What I learned this week…wait. I can’t remember this week.

by Janelle Hanchett

 

  1. I’m having a little trouble remembering the past week (which is a little alarming), so we’re just going to limit this list to things I’ve learned in the past day. or so.
  2. I’m not sure I could survive in an environment without air conditioning.
  3. I hope we can afford to run the air conditioning as much as I’ve been running it.
  4. If we cannot afford to run the air conditioning as much as I’ve been running it, I’m going to keep running it like I normally do and lie to my husband about it.
  5. It’s too bad they don’t have a coffee delivery service. This morning, upon discovering we are out of coffee, (oh hells yeah at least I remember that far back) I faced a predicament: leave my house in the 100 degree heat, by myself with ALL THREE kids, at a time that interferes with the infant’s morning nap (which is, incidentally, the only guaranteed nap of the day) thereby risking a day of annoyed-and-irritated-baby-for-undisclosed-reasons….OR, not have coffee (which seems out of the question, right?). Strangely, I chose option 3: drink a shit-load of earl grey tea and hope for the best.
  6. Earl grey works, in a pinch. (And by “work” I mean of course “prevented that knife-stabbing caffeine-withdrawal headache until you are forced to leave the house and can buy more coffee.”)
  7. On Friday (oh look! I remember two days ago!) we celebrated my father-in-law’s 60th birthday party in St. Helena, at a sort of wine & cheese wealthy-person street fair. You walk around to all the shops and each one is serving a different wine, the idea being that you get drunk and buy shit, I guess. Since we don’t drink, we just kind of walked around and looked at things we can’t afford and scowled at the yuppies. It was fun though. The Napa Valley is supremely beautiful and my father-in-law’s sisters are some badass women, all married to laidback, really smart nice men. Good family makes all things fun.
  8. While attending the aforementioned street fair, I noticed two things: 1. Hair-flipping 21-year-olds with fake tans, who do that screaming thing when they see each other (you know the one…arms up, running toward one another, ‘oh my GAAWWWWWWD!’) are just as annoying on the street as in a bar (counter to what one would think, the scream does not dissipate in the open air, nor does the scent of their perfume); 2. No matter how thin they are, there are some outfits that should just not be worn on 50-year-old women. Just should not.
  9. Vital realizations almost always come to me AFTER I’ve blown it, rendering the said realization useless in terms of preventative value. They only serve as the catalyst for the quiet utterance of the following words: “Oh FUCK I really should not have said that.”  For example, we take these “Myers-Briggs” tests at work and I always think it’s hysterical to make jokes about trying to rig the test so I come out a “feeler” (which is a more sensitive type person).

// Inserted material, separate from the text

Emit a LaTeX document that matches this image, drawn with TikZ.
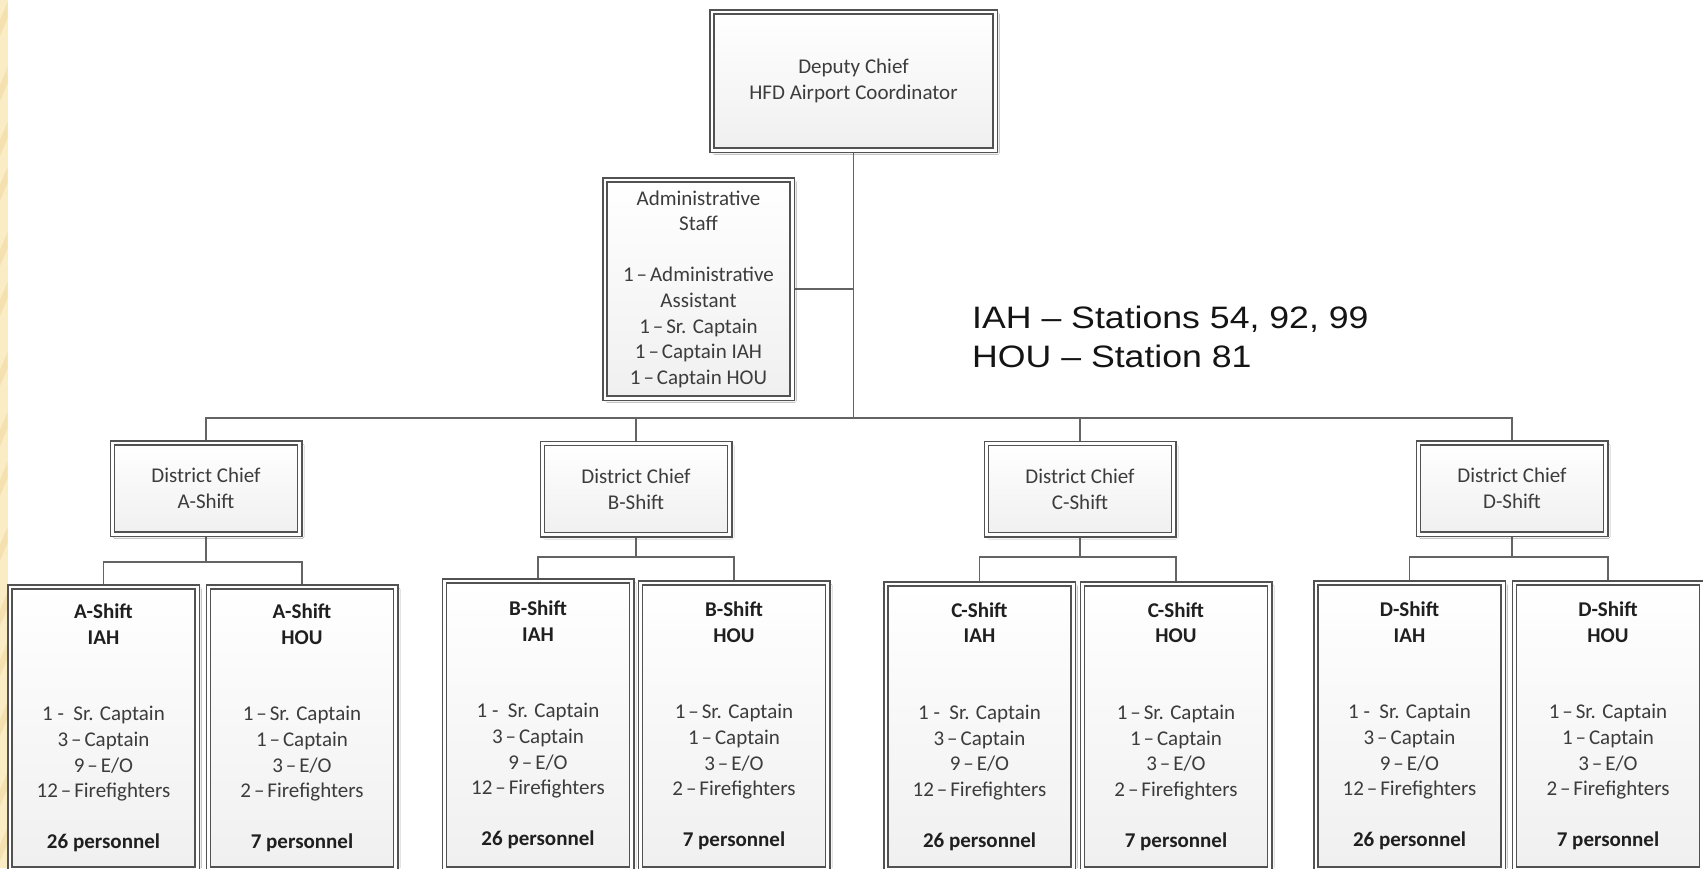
\documentclass[tikz,border=0pt]{standalone}
\usepackage{fontspec}
\setmainfont{Carlito}
\newfontfamily\notefont{Liberation Sans}
\usetikzlibrary{shadows.blur,backgrounds,calc}
\definecolor{lc}{RGB}{82,82,82}
\definecolor{cc}{RGB}{100,100,100}
\definecolor{tc}{RGB}{60,60,60}
\definecolor{goldA}{RGB}{250,236,196}
\definecolor{goldB}{RGB}{237,213,150}
\newcommand\bhd[1]{\textbf{\color{black!88}#1}}
\newcommand\dsh{\hspace{0.14em}–\hspace{0.14em}}
\tikzset{
  box/.style={draw=lc, line width=1.5pt, double=white, double distance=2.6pt,
    top color=white, bottom color=black!6, inner sep=0pt, align=center, text=tc,
    font=\fontsize{21}{25.6}\selectfont,
    blur shadow={shadow xshift=2.5pt, shadow yshift=-2.5pt, shadow opacity=22, shadow blur steps=4}},
  chiefbox/.style={box, minimum width=187.4pt, minimum height=91.4pt},
  unitbox/.style={box, minimum width=187.4pt},
  conn/.style={draw=cc, line width=1.5pt},
  note/.style={font=\notefont\fontsize{31}{39}\selectfont, text=black!92, inner sep=0pt, anchor=base west}
}
\begin{document}
\begin{tikzpicture}[x=1pt,y=-1pt]
\useasboundingbox (0,0) rectangle (1703,868);
\clip (0,0) rectangle (1703,868);

% top
\node[box, minimum width=283.4pt, minimum height=138.4pt] (top) at (853.5,81) {Deputy Chief\\HFD Airport Coordinator};
\node[box, minimum width=187.4pt, minimum height=218.4pt] (admin) at (698.5,289) {Administrative\\Staff\\~\\1\dsh Administrative\\Assistant\\1\dsh Sr. Captain\\1\dsh Captain IAH\\1\dsh Captain HOU};

% note
\node[note] (note1) at (972,328) {\scalebox{1.15}[1]{IAH – Stations 54, 92, 99}};
\node[note] (note2) at (972,367) {\scalebox{1.15}[1]{HOU – Station 81}};

% district chiefs
\node[chiefbox] (chiefA) at (206,488.5) {District Chief\\A-Shift};
\node[chiefbox] (chiefB) at (636,489) {District Chief\\B-Shift};
\node[chiefbox] (chiefC) at (1080,489) {District Chief\\C-Shift};
\node[chiefbox] (chiefD) at (1512,488.5) {District Chief\\D-Shift};

% shift units
\node[unitbox, minimum height=282.4pt] (aiah) at (103.5,728) {\bhd{A-Shift}\\\bhd{IAH}\\~\\~\\1 -\ \ Sr. Captain\\3\dsh Captain\\9\dsh E/O\\12\dsh Firefighters\\~\\\bhd{26 personnel}};
\node[unitbox, minimum height=282.4pt] (ahou) at (302,728) {\bhd{A-Shift}\\\bhd{HOU}\\~\\~\\1\dsh Sr. Captain\\1\dsh Captain\\3\dsh E/O\\2\dsh Firefighters\\~\\\bhd{7 personnel}};
\node[unitbox, minimum height=288.4pt] (biah) at (538,725) {\bhd{B-Shift}\\\bhd{IAH}\\~\\~\\1 -\ \ Sr. Captain\\3\dsh Captain\\9\dsh E/O\\12\dsh Firefighters\\~\\\bhd{26 personnel}};
\node[unitbox, minimum height=286.4pt] (bhou) at (734,726) {\bhd{B-Shift}\\\bhd{HOU}\\~\\~\\1\dsh Sr. Captain\\1\dsh Captain\\3\dsh E/O\\2\dsh Firefighters\\~\\\bhd{7 personnel}};
\node[unitbox, minimum height=285.4pt] (ciah) at (979.5,726.5) {\bhd{C-Shift}\\\bhd{IAH}\\~\\~\\1 -\ \ Sr. Captain\\3\dsh Captain\\9\dsh E/O\\12\dsh Firefighters\\~\\\bhd{26 personnel}};
\node[unitbox, minimum height=285.4pt] (chou) at (1176,726.5) {\bhd{C-Shift}\\\bhd{HOU}\\~\\~\\1\dsh Sr. Captain\\1\dsh Captain\\3\dsh E/O\\2\dsh Firefighters\\~\\\bhd{7 personnel}};
\node[unitbox, minimum height=286.4pt] (diah) at (1409.5,726) {\bhd{D-Shift}\\\bhd{IAH}\\~\\~\\1 -\ \ Sr. Captain\\3\dsh Captain\\9\dsh E/O\\12\dsh Firefighters\\~\\\bhd{26 personnel}};
\node[unitbox, minimum height=286.4pt] (dhou) at (1608,726) {\bhd{D-Shift}\\\bhd{HOU}\\~\\~\\1\dsh Sr. Captain\\1\dsh Captain\\3\dsh E/O\\2\dsh Firefighters\\~\\\bhd{7 personnel}};

\coordinate (bus) at (853.5,418);
\coordinate (ja) at (206,562);
\coordinate (jb) at (636,557);
\coordinate (jc) at (1080,557);
\coordinate (jd) at (1512,557);

\begin{pgfonlayer}{background}
\fill[white] (0,0) rectangle (1703,868);
\fill[goldA] (0,0) rectangle (7.5,868);
\foreach \s in {20,85,140,185,250,300,370,430,480,545,610,660,720,790,845}
  \fill[goldB, opacity=0.45] (0,\s) -- (7.5,\s-18) -- (7.5,\s-2) -- (0,\s+16) -- cycle;
\draw[conn] (top.south) -- (bus);
\draw[conn] (admin.east) -- (admin.east -| bus);
\draw[conn] (chiefA.north) -- (chiefA.north |- bus) -- (chiefD.north |- bus) -- (chiefD.north);
\draw[conn] (chiefB.north) -- (chiefB.north |- bus);
\draw[conn] (chiefC.north) -- (chiefC.north |- bus);
\draw[conn] (chiefA.south) -- (ja);
\draw[conn] (aiah.north) |- (ja) -| (ahou.north);
\draw[conn] (chiefB.south) -- (jb);
\draw[conn] (biah.north) |- (jb) -| (bhou.north);
\draw[conn] (chiefC.south) -- (jc);
\draw[conn] (ciah.north) |- (jc) -| (chou.north);
\draw[conn] (chiefD.south) -- (jd);
\draw[conn] (diah.north) |- (jd) -| (dhou.north);
\end{pgfonlayer}
\end{tikzpicture}
\end{document}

AND THEN after making this joke numerous times, the thought steals into my mind, like a thief in the night: “Janelle, you know, you might not want to make that joke any more, considering it involves FEELERS, who, be nature, get their feelings hurt more often, they may not think you’re funny, Einstein.” DOH! SHIT! But the thing is I wasn’t trying to make fun of the feelers, I was making fun of myself, for being so non-feeler-like…you know, the juxtaposition of my personality with the label “feeler.” You see, then I try to make it better, and it just gets worse.
  10. Although, is it possible to rig one of those tests?

Oh well. Some people never learn. Have a good week!